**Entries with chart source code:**
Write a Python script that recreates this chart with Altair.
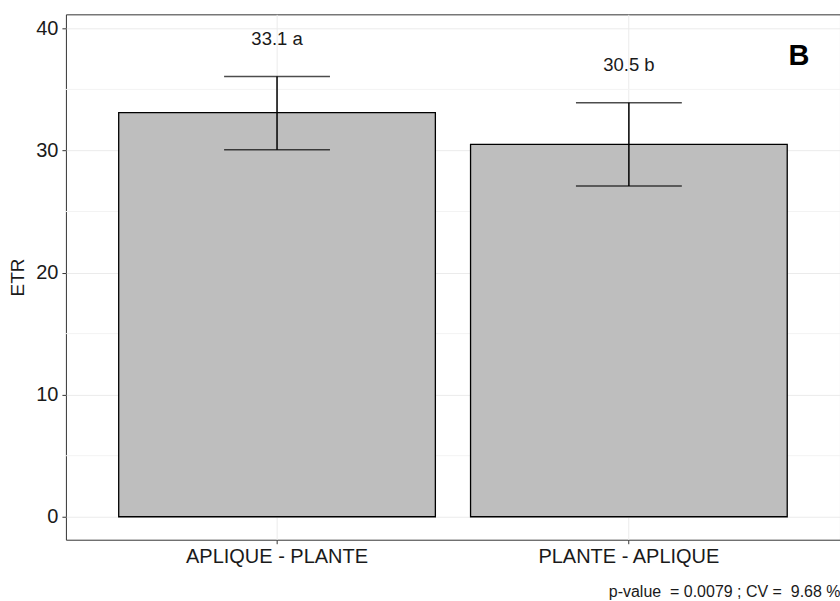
import altair as alt
import pandas as pd

categories = ["APLIQUE - PLANTE", "PLANTE - APLIQUE"]
means = [33.1, 30.5]
err_lo = [30.05, 27.1]
err_hi = [36.05, 33.9]
label_y = [39.1, 37.0]
labels = ["33.1 a", "30.5 b"]
major_ticks = [0, 10, 20, 30, 40]
minor_ticks = [5, 15, 25, 35]
caption = "p-value \u00a0= 0.0079 ; CV = \u00a09.68 %"

df = pd.DataFrame({
    "cat": categories,
    "mean": means,
    "lo": err_lo,
    "hi": err_hi,
    "ly": label_y,
    "label": labels,
    "base": [0, 0],
})
minor_df = pd.DataFrame({"v": minor_ticks})

FONT = "Liberation Sans"
ydom = [-1.88, 41.15]

x = alt.X("cat:N", sort=categories, title=None,
          scale=alt.Scale(paddingInner=0.1, paddingOuter=0.15),
          axis=alt.Axis(labelAngle=0, labelFontSize=20, labelColor="#1a1a1a",
                        labelFont=FONT, tickColor="#333333", tickSize=4,
                        labelPadding=3, labelLimit=400, domain=False, grid=True,
                        gridColor="#EBEBEB", bandPosition=0.5))
yscale = alt.Scale(domain=ydom, nice=False, zero=False)

base = alt.Chart(df)

minor = alt.Chart(minor_df).mark_rule(color="#F3F3F3", strokeWidth=1).encode(
    y=alt.Y("v:Q", scale=yscale)
)

bars = base.mark_bar(fill="#BEBEBE", stroke="black", strokeWidth=1.3).encode(
    x=x,
    y=alt.Y("mean:Q", scale=yscale, title="ETR",
            axis=alt.Axis(values=major_ticks, labelFontSize=20, labelColor="#1a1a1a",
                          labelFont=FONT, titleFont=FONT, titleFontSize=19,
                          titleFontWeight="normal", titleColor="#1a1a1a",
                          titlePadding=8, tickColor="#333333", tickSize=4,
                          labelPadding=4, domain=False, gridColor="#EBEBEB")),
    y2="base:Q",
)

rule = base.mark_rule(color="black", strokeWidth=1.5).encode(
    x=alt.X("cat:N", sort=categories),
    y="lo:Q",
    y2="hi:Q",
)
tick_hi = base.mark_tick(color="black", thickness=1.5, size=106).encode(
    x=alt.X("cat:N", sort=categories),
    y="hi:Q",
)
tick_lo = base.mark_tick(color="black", thickness=1.5, size=106).encode(
    x=alt.X("cat:N", sort=categories),
    y="lo:Q",
)
text = base.mark_text(fontSize=18.5, font=FONT, color="#1a1a1a", baseline="middle").encode(
    x=alt.X("cat:N", sort=categories),
    y="ly:Q",
    text="label:N",
)
letter = alt.Chart(pd.DataFrame({"t": ["B"]})).mark_text(
    fontSize=29, fontWeight="bold", font=FONT, color="black", baseline="middle"
).encode(
    x=alt.value(734),
    y=alt.value(42),
    text="t:N",
)

chart = alt.layer(minor, bars, rule, tick_hi, tick_lo, text, letter).properties(
    width=775,
    height=526,
    autosize=alt.AutoSizeParams(type="none"),
    padding={"left": 66, "top": 14, "right": 0, "bottom": 61},
    background="white",
    title=alt.TitleParams(caption, orient="bottom", anchor="end", fontSize=16,
                          font=FONT, fontWeight="normal", color="#1a1a1a", offset=17),
).configure_view(stroke="#333333", strokeWidth=1)

chart.save("out.html", embed_options={"renderer": "svg", "actions": False})
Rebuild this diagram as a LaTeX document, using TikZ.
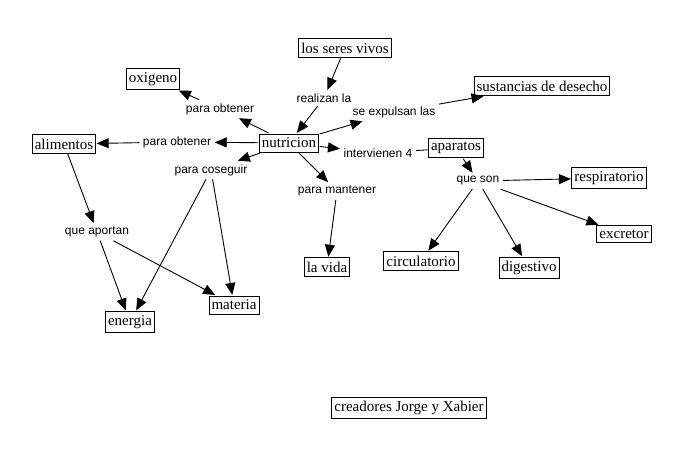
\documentclass[tikz,border=0pt]{standalone}
\usepackage{fontspec}
\setmainfont{Liberation Serif}
\newfontfamily\linkfont{Liberation Sans}
\usetikzlibrary{arrows.meta}

\begin{document}
\begin{tikzpicture}[
  x=1pt, y=-1pt,
  concept/.style={
    draw, rectangle, line width=0.9pt,
    inner xsep=2.5pt, inner ysep=4pt, outer sep=1pt,
    font=\fontsize{15}{18}\selectfont
  },
  link/.style={inner sep=3.5pt, font=\linkfont\fontsize{12}{14}\selectfont},
  arr/.style={-{Triangle[length=12pt,width=10pt]}, line width=0.9pt},
  plain/.style={line width=0.9pt}
]
  \useasboundingbox (0,0) rectangle (693,460);

  % concepts
  \node[concept] (seres) at (345,48) {los seres vivos};
  \node[concept] (oxi) at (153,79) {oxigeno};
  \node[concept] (desecho) at (542,86) {sustancias de desecho};
  \node[concept] (nutri) at (289,143) {nutricion};
  \node[concept] (alim) at (64,144) {alimentos};
  \node[concept] (apar) at (456,148) {aparatos};
  \node[concept] (resp) at (609,178) {respiratorio};
  \node[concept] (vida) at (327,267) {la vida};
  \node[concept] (circ) at (421,261) {circulatorio};
  \node[concept] (dige) at (529,268) {digestivo};
  \node[concept] (excr) at (624,234) {excretor};
  \node[concept] (ener) at (130,322) {energia};
  \node[concept] (mate) at (234,305) {materia};
  \node[concept] (autores) at (409,408) {creadores Jorge y Xabier};

  % linking phrases
  \node[link] (obtA) at (220,109) {para obtener};
  \node[link] (real) at (324,98) {realizan la};
  \node[link] (expul) at (394,112) {se expulsan las};
  \node[link] (obtB) at (177,142) {para obtener};
  \node[link] (cons) at (211,170) {para coseguir};
  \node[link] (interv) at (378,153) {intervienen 4};
  \node[link] (queson) at (478,181) {que son};
  \node[link] (mant) at (337,191) {para mantener};
  \node[link] (aport) at (97,232) {que aportan};

  \draw[arr] (seres) -- (real);
  \draw[arr] (real) -- (nutri);
  \draw[arr] (nutri) -- (obtA);
  \draw[arr] (obtA) -- (oxi);
  \draw[arr] (nutri) -- (obtB);
  \draw[arr] (obtB) -- (alim);
  \draw[arr] (nutri) -- (cons);
  \draw[arr] (cons) -- (ener);
  \draw[arr] (cons) -- (mate);
  \draw[arr] (nutri) -- (expul);
  \draw[arr] (expul) -- (desecho);
  \draw[arr] (nutri) -- (interv);
  \draw[plain] (interv) -- (apar);
  \draw[arr] (apar) -- (queson);
  \draw[arr] (queson) -- (resp);
  \draw[arr] (queson) -- (excr);
  \draw[arr] (queson) -- (circ);
  \draw[arr] (queson) -- (dige);
  \draw[arr] (nutri) -- (mant);
  \draw[arr] (mant) -- (vida);
  \draw[arr] (alim) -- (aport);
  \draw[arr] (aport) -- (ener);
  \draw[arr] (aport) -- (mate);
\end{tikzpicture}
\end{document}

**To do:** Give again, word for word, every line from the top of the data through the line with "0.0079 ; CV", both ends included, and exclude the pictures.

**Exercise result:**
Write a Python script that recreates this chart with Altair.
import altair as alt
import pandas as pd

categories = ["APLIQUE - PLANTE", "PLANTE - APLIQUE"]
means = [33.1, 30.5]
err_lo = [30.05, 27.1]
err_hi = [36.05, 33.9]
label_y = [39.1, 37.0]
labels = ["33.1 a", "30.5 b"]
major_ticks = [0, 10, 20, 30, 40]
minor_ticks = [5, 15, 25, 35]
caption = "p-value \u00a0= 0.0079 ; CV = \u00a09.68 %"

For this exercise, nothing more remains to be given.